The account, described by Burnett in a letter on Sunday to Democratic Senator Barbara Boxer, chairwoman of the Environment and Public Works Committee, conflicts with the White House explanation at the time that the deletions reflected concerns by the White House Office of Science and Technology over the accuracy of the science.
Burnett, until last month an EPA senior adviser on climate change, said that Cheney’s office was deeply involved in getting nearly half of the CDC’s original draft testimony removed.
“The Council on Environmental Quality and the office of the vice president were seeking deletions to the CDC testimony [concerning] ... any discussions of the human health consequences of climate change,” Burnett said in the letter.
At a news conference on Tuesday, Boxer went so far as to say that White House Press Secretary Dana Perino had lied about why the White House had pushed for the deletions. That prompted Perino to demand an apology from Boxer.
“I have never said such a thing about a fellow public servant, and I wouldn’t if I didn’t have all the facts,” Perino said from Japan, where US President George W. Bush is attending the G8 summit. “I think I deserve an apology.”
Burnett declined to comment beyond what he described in the letter and said he did not want to identify the people he had talked with in Cheney’s office or elsewhere at the White House.
“I’m not interested in pointing fingers at individuals,” he said.
White House Deputy Press Secretary Tony Fratto said the White House stands by its explanation for the deletions and noted that science adviser John Marburger had raised concerns.
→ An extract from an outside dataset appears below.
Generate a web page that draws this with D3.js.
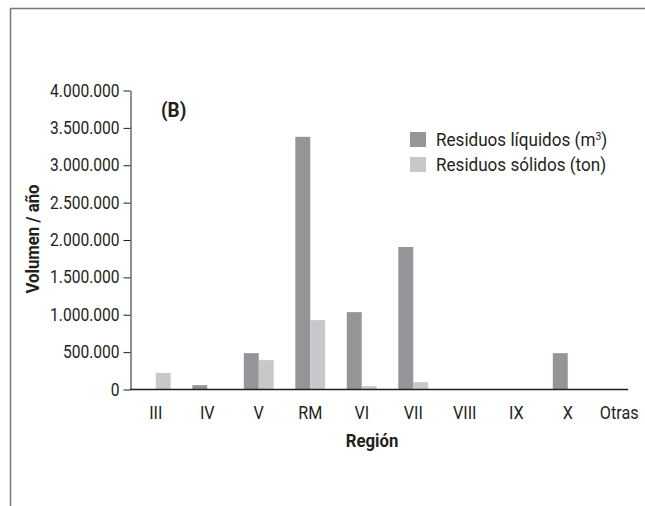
<!DOCTYPE html>
<html><head><meta charset="utf-8">
<script src="https://cdn.jsdelivr.net/npm/d3@7/dist/d3.min.js"></script>
<style>
body{margin:0;background:#fff;}
text{font-family:"Roboto",sans-serif;fill:#231f20;}
</style></head>
<body><svg id="c" width="645" height="506"></svg>
<script>
const categories = ["III","IV","V","RM","VI","VII","VIII","IX","X","Otras"];
const liquidos = [0, 58000, 486000, 3380000, 1035000, 1906000, 0, 0, 486000, 0];
const solidos  = [222000, 0, 393000, 928000, 44000, 98000, 0, 0, 0, 0];
const seriesNames = ["Residuos líquidos (m", "Residuos sólidos (ton)"];
const yTicks = [0,500000,1000000,1500000,2000000,2500000,3000000,3500000,4000000];
const colors = ["#939598","#c7c8ca"];

// horizontally condense text (reference uses a condensed face)
function squeeze(sel, k){
  sel.each(function(){
    const t = d3.select(this);
    const x = +(t.attr("x")||0);
    t.attr("x", x/k).attr("transform", `scale(${k},1)`);
  });
}

const svg = d3.select("#c");
svg.append("path").attr("d","M10.5,506 V8.5 H645").attr("fill","none").attr("stroke","#7a7a7a").attr("stroke-width",1.5);

const y = d3.scaleLinear().domain([0,4000000]).range([389.5,90.5]);
const x = d3.scaleBand().domain(categories).range([130,645]).paddingInner(0.42).paddingOuter(0.21);
const sub = d3.scaleBand().domain([0,1]).range([0,x.bandwidth()]);

const fmt = v => d3.format(",")(v).replace(/,/g,".");
const gy = svg.append("g").attr("transform","translate(130.5,0)")
  .call(d3.axisLeft(y).tickValues(yTicks).tickFormat(fmt).tickSize(7).tickSizeOuter(0).tickPadding(4));
gy.selectAll("path,line").attr("stroke","#231f20");
gy.selectAll("text").style("font-size","17.5px").attr("font-family",null).attr("fill","#231f20").call(squeeze,0.89);

const data = categories.map((c,i)=>({c, v:[liquidos[i], solidos[i]]}));
const g = svg.append("g");
data.forEach(d=>{
  d.v.forEach((v,j)=>{
    if(v<=0) return;
    g.append("rect").attr("x",x(d.c)+sub(j)).attr("width",sub.bandwidth())
      .attr("y",y(v)).attr("height",y(0)-y(v)).attr("fill",colors[j]);
  });
});
const last = categories[categories.length-1];
svg.append("line").attr("x1",130).attr("x2",x(last)+x.bandwidth()*0.8)
  .attr("y1",y(0)).attr("y2",y(0)).attr("stroke","#231f20").attr("stroke-width",1.5);

svg.append("g").selectAll("text").data(categories).join("text")
  .attr("x",d=>x(d)+x.bandwidth()/2).attr("y",419).attr("text-anchor","middle")
  .style("font-size","18px").text(d=>d).call(squeeze,0.9);

svg.append("text").attr("x",372).attr("y",447).attr("text-anchor","middle")
  .style("font-size","18px").style("font-weight","bold").text("Región").call(squeeze,0.93);
svg.append("text").attr("transform","translate(39,239) rotate(-90) scale(0.93,1)").attr("text-anchor","middle")
  .style("font-size","18px").style("font-weight","bold").text("Volumen / año");
svg.append("text").attr("x",161).attr("y",117).style("font-size","21px").style("font-weight","bold").text("(B)").call(squeeze,0.9);

const lg = svg.append("g");
seriesNames.forEach((n,i)=>{
  lg.append("rect").attr("x",410).attr("y",132+i*25).attr("width",16).attr("height",15).attr("fill",colors[i]);
  const t = lg.append("text").attr("x",436).attr("y",146+i*25).style("font-size","18px").text(n);
  if(i===0){
    t.append("tspan").attr("dy",-6).style("font-size","11px").text("3");
    t.append("tspan").attr("dy",6).text(")");
  }
  t.call(squeeze,0.95);
});
</script></body></html>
Marburger issued a summary of his concerns at the time, but at a Senate hearing a few weeks later said he did not recommend deleting six of the 14 pages as was done.
Megan Mitchell, the vice president’s press secretary, dismissed the allegations by Burnett and said, “We don’t comment on internal deliberations.”
Burnett, 31, a lifelong Democrat resigned his post last month as associate deputy EPA administrator because of disagreements over the agency’s response to climate change.